Ensemble Clustering - a cluster analysis tool for climate model simulations (EnsClus)

Overview

EnsClus is a cluster analysis tool in Python, based on the k-means algorithm, for ensembles of climate model simulations.

Multi-model studies allow to investigate climate processes beyond the limitations of individual models by means of inter-comparison or averages of several members of an ensemble. With large ensembles, it is often an advantage to be able to group members according to similar characteristics and to select the most representative member for each cluster.

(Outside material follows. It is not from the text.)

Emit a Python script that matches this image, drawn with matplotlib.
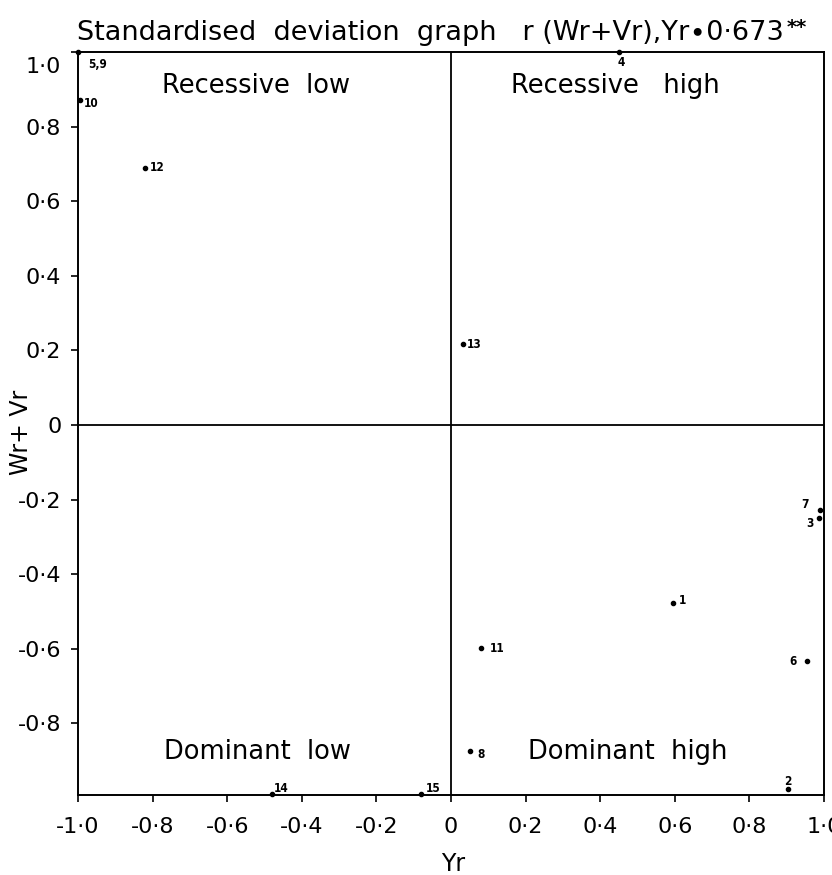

The user chooses which feature of the data is used to group the ensemble members by clustering: time mean, maximum, a certain percentile (e.g., 75% as in the examples below), standard deviation and trend over the time period. For each ensemble member this value is computed at each grid point, obtaining N lat-lon maps, where N is the number of ensemble members. The anomaly is computed subtracting the ensemble mean of these maps to each of the single maps. The anomaly is therefore computed with respect to the ensemble members (and not with respect to the time) and the Empirical Orthogonal Function (EOF) analysis is applied to these anomaly maps.

Regarding the EOF analysis, the user can choose either how many Principal Components (PCs) to retain or the percentage of explained variance to keep. After reducing dimensionality via EOF analysis, k-means analysis is applied using the desired subset of PCs.

The major final outputs are the classification in clusters, i.e. which member belongs to which cluster (in k-means analysis the number k of clusters needs to be defined prior to the analysis) and the most representative member for each cluster, which is the closest member to the cluster centroid.

Other outputs refer to the statistics of clustering: in the PC space, the minimum and the maximum distance between a member in a cluster and the cluster centroid (i.e. the closest and the furthest member), the intra-cluster standard deviation for each cluster (i.e. how much the cluster is compact).

Available recipes and diagnostics

Recipes are stored in recipes/

  • recipe_ensclus.yml

Diagnostics are stored in diag_scripts/ensclus/

  • ensclus.py

and subroutines

  • ens_anom.py

  • ens_eof_kmeans.py

  • ens_plots.py

  • eof_tool.py

  • read_netcdf.py

  • sel_season_area.py

User settings

Required settings for script

  • season: season over which to perform seasonal averaging (DJF, DJFM, NDJFM, JJA)

  • area: region of interest (EAT=Euro-Atlantic, PNA=Pacific North American, NH=Northern Hemisphere, EU=Europe)

  • extreme: extreme to consider: XXth_percentile (XX can be set arbitrarily, e.g. 75th_percentile), mean (mean value over the period), maximum (maximum value over the period), std (standard deviation), trend (linear trend over the period)

  • numclus: number of clusters to be computed

  • perc: percentage of variance to be explained by PCs (select either this or numpcs, default=80)

  • numpcs: number of PCs to retain (has priority over perc unless it is set to 0 (default))

Optional settings for script

  • max_plot_panels: maximum number of panels (datasets) in a plot. When exceeded multiple plots are created. Default: 72

Variables

  • chosen by user (e.g., precipitation as in the example)

Observations and reformat scripts

None.

References

  • Straus, D. M., S. Corti, and F. Molteni: Circulation regimes: Chaotic variability vs. SST forced predictability. J. Climate, 20, 2251–2272, 2007. https://doi.org/10.1175/JCLI4070.1

Example plots

../_images/ensclus.png

Fig. 148 Clustering based on the 75th percentile of historical summer (JJA) precipitation rate for CMIP5 models over 1900-2005. 3 clusters are computed, based on the principal components explaining 80% of the variance. The 32 models are grouped in three different clusters. The green cluster is the most populated with 16 ensemble members mostly characterized by a positive anomaly over central-north Europe. The red cluster counts 12 elements that exhibit a negative anomaly centered over southern Europe. The third cluster – labelled in blue- includes only 4 models showing a north-south dipolar precipitation anomaly, with a wetter than average Mediterranean counteracting dryer North-Europe. Ensemble members No.9, No.26 and No.19 are the “specimen” of each cluster, i.e. the model simulations that better represent the main features of that cluster. These ensemble members can eventually be used as representative of the whole possible outcomes of the multi-model ensemble distribution associated to the 32 CMIP5 historical integrations for the summer precipitation rate 75 th percentile over Europe when these outcomes are reduced from 32 to 3. The number of ensemble members of each cluster might provide a measure of the probability of occurrence of each cluster.